→ **Given request**
Take the line containing "Reproduce this chart with Apache ECharts." as the first line and the line containing "-0.047, -0.050, -0.058, -0.065, -0.077, -0.057];" as the last, and output that span verbatim without any images.

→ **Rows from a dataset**
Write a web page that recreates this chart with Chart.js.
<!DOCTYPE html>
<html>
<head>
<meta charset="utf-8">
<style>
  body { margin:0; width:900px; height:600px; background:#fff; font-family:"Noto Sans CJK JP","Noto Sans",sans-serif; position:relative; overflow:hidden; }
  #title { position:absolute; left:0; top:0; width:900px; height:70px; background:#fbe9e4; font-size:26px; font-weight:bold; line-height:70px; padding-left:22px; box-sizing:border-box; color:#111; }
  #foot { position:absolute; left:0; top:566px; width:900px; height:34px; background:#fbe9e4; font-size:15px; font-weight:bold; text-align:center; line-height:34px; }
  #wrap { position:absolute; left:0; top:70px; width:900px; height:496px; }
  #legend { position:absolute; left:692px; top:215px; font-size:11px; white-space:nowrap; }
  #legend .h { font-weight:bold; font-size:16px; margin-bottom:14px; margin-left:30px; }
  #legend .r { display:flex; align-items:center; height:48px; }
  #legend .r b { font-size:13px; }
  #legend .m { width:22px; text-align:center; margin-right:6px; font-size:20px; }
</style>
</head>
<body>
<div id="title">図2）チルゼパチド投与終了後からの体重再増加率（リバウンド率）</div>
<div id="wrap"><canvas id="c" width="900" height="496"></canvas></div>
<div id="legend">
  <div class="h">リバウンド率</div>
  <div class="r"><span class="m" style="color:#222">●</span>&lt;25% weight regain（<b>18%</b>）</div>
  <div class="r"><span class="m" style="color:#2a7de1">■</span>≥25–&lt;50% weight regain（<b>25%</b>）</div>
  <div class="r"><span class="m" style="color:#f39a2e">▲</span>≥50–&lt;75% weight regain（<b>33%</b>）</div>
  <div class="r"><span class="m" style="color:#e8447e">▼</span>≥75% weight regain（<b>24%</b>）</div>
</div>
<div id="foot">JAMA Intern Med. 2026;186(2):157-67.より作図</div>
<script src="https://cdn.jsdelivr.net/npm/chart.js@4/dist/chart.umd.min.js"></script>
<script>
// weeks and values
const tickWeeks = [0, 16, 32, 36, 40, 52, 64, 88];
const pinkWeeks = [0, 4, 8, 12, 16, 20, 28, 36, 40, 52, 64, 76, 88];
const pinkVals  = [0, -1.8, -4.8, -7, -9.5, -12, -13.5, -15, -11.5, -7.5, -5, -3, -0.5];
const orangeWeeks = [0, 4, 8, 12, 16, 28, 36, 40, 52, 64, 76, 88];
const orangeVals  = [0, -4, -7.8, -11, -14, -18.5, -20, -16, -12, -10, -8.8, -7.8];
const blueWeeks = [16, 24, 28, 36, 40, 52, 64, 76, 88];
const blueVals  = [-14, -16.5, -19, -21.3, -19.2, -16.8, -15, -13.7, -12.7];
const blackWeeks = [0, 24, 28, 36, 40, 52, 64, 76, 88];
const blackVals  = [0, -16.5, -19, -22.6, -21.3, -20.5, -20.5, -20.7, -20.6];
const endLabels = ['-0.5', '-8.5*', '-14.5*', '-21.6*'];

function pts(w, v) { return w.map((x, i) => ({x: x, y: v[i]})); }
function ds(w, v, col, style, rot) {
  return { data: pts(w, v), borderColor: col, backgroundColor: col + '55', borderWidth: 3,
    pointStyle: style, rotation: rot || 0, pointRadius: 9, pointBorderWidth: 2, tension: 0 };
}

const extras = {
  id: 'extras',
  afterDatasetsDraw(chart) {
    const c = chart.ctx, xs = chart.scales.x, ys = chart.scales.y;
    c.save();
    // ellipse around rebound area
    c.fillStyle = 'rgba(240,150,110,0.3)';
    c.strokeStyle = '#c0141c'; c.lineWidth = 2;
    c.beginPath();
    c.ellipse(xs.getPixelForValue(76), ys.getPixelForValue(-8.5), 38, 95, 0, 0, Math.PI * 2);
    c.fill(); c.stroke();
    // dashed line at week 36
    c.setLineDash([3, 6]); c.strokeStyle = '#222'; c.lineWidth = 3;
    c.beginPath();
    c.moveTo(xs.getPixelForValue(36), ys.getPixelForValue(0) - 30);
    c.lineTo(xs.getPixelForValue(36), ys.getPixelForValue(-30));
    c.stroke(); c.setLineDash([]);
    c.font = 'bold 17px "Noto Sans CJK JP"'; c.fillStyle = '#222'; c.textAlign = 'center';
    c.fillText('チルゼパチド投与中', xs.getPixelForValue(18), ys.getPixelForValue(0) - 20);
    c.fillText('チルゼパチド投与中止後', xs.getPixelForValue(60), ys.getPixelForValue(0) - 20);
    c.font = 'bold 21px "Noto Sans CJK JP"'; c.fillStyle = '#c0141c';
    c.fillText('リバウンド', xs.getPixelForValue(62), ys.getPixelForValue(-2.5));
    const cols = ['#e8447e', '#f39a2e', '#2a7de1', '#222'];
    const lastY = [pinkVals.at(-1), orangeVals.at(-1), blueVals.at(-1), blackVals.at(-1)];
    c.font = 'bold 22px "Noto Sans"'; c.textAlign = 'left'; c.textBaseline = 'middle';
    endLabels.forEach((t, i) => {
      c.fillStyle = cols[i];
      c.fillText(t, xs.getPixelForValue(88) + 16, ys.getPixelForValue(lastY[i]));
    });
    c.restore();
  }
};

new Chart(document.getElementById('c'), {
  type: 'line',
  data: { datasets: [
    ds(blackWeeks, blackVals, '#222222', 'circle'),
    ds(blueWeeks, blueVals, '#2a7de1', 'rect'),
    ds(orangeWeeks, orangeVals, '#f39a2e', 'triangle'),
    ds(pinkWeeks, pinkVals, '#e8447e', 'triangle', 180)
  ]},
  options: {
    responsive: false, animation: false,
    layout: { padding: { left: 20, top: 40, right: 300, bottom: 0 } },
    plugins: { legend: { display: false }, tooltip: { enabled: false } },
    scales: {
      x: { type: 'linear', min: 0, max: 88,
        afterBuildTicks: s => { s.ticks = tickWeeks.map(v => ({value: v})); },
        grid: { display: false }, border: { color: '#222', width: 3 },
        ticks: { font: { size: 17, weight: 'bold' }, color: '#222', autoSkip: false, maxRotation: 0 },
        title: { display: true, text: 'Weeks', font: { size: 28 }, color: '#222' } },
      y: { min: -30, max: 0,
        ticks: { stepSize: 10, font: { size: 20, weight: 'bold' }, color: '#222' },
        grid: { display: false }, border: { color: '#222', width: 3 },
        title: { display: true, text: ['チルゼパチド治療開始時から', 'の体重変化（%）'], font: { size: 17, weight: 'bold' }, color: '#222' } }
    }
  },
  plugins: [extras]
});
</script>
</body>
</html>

--

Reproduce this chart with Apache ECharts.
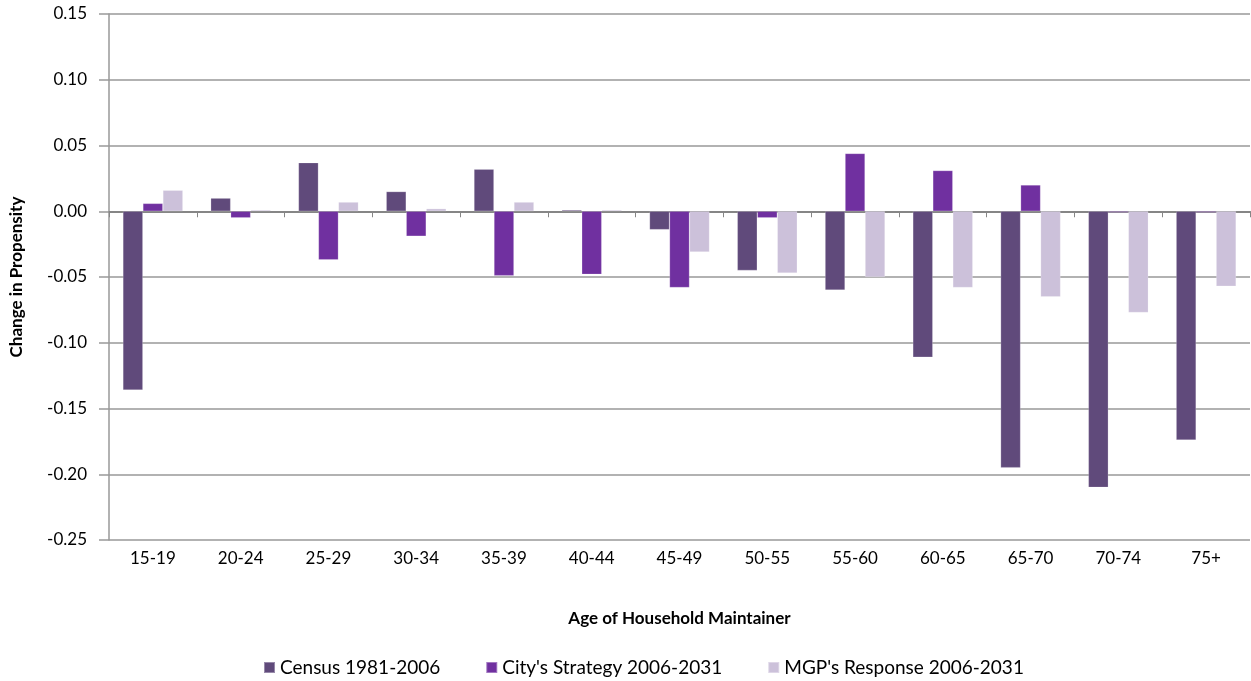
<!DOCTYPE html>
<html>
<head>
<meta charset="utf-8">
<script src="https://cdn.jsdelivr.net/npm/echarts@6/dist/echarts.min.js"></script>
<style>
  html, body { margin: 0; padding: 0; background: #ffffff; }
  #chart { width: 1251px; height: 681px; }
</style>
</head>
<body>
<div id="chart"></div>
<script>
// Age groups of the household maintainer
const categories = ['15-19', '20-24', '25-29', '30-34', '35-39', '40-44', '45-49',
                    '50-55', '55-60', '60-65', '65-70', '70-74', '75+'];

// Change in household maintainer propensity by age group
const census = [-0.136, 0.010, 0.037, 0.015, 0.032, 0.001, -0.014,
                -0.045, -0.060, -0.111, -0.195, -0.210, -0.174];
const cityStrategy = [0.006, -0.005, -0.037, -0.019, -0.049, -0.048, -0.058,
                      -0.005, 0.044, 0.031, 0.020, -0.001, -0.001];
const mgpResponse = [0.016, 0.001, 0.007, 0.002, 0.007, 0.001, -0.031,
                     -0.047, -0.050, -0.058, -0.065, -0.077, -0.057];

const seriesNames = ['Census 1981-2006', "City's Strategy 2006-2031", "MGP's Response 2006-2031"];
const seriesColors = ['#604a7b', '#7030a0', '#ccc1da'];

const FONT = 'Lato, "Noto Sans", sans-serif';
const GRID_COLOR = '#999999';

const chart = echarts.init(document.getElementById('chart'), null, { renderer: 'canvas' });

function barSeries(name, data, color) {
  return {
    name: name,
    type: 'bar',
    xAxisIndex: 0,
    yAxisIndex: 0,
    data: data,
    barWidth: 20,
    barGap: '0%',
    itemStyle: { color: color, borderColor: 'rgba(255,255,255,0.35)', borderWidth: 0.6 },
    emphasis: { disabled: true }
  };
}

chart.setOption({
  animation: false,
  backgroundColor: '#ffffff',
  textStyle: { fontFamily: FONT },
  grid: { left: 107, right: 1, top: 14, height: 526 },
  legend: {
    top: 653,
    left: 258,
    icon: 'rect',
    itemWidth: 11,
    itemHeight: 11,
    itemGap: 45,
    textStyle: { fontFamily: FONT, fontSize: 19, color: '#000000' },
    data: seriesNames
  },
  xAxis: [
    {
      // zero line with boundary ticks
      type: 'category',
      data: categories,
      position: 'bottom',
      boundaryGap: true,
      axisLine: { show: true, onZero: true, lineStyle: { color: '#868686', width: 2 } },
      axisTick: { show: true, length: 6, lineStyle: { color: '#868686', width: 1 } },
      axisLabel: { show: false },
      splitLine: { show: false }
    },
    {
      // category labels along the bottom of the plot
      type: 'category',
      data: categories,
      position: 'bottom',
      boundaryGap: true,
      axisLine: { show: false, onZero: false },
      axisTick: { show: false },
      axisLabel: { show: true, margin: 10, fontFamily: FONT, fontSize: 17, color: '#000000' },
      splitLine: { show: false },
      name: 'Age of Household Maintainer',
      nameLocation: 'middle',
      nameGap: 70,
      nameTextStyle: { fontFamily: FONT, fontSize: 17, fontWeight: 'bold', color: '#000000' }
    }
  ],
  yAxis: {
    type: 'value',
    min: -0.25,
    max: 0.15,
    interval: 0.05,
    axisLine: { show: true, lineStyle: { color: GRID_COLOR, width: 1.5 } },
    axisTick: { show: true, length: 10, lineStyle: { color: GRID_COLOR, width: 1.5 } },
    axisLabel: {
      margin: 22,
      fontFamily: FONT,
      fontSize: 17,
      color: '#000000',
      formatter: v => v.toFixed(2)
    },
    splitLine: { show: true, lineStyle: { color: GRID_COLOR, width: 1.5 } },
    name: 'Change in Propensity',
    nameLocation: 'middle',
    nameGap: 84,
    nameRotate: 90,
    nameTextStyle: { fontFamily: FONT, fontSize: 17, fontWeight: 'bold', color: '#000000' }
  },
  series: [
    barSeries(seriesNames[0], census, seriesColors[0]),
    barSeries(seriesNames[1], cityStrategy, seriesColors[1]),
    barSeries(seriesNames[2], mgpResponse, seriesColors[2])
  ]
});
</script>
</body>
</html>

→ **Response for this exercise**
Reproduce this chart with Apache ECharts.
<!DOCTYPE html>
<html>
<head>
<meta charset="utf-8">
<script src="https://cdn.jsdelivr.net/npm/echarts@6/dist/echarts.min.js"></script>
<style>
  html, body { margin: 0; padding: 0; background: #ffffff; }
  #chart { width: 1251px; height: 681px; }
</style>
</head>
<body>
<div id="chart"></div>
<script>
// Age groups of the household maintainer
const categories = ['15-19', '20-24', '25-29', '30-34', '35-39', '40-44', '45-49',
                    '50-55', '55-60', '60-65', '65-70', '70-74', '75+'];

// Change in household maintainer propensity by age group
const census = [-0.136, 0.010, 0.037, 0.015, 0.032, 0.001, -0.014,
                -0.045, -0.060, -0.111, -0.195, -0.210, -0.174];
const cityStrategy = [0.006, -0.005, -0.037, -0.019, -0.049, -0.048, -0.058,
                      -0.005, 0.044, 0.031, 0.020, -0.001, -0.001];
const mgpResponse = [0.016, 0.001, 0.007, 0.002, 0.007, 0.001, -0.031,
                     -0.047, -0.050, -0.058, -0.065, -0.077, -0.057];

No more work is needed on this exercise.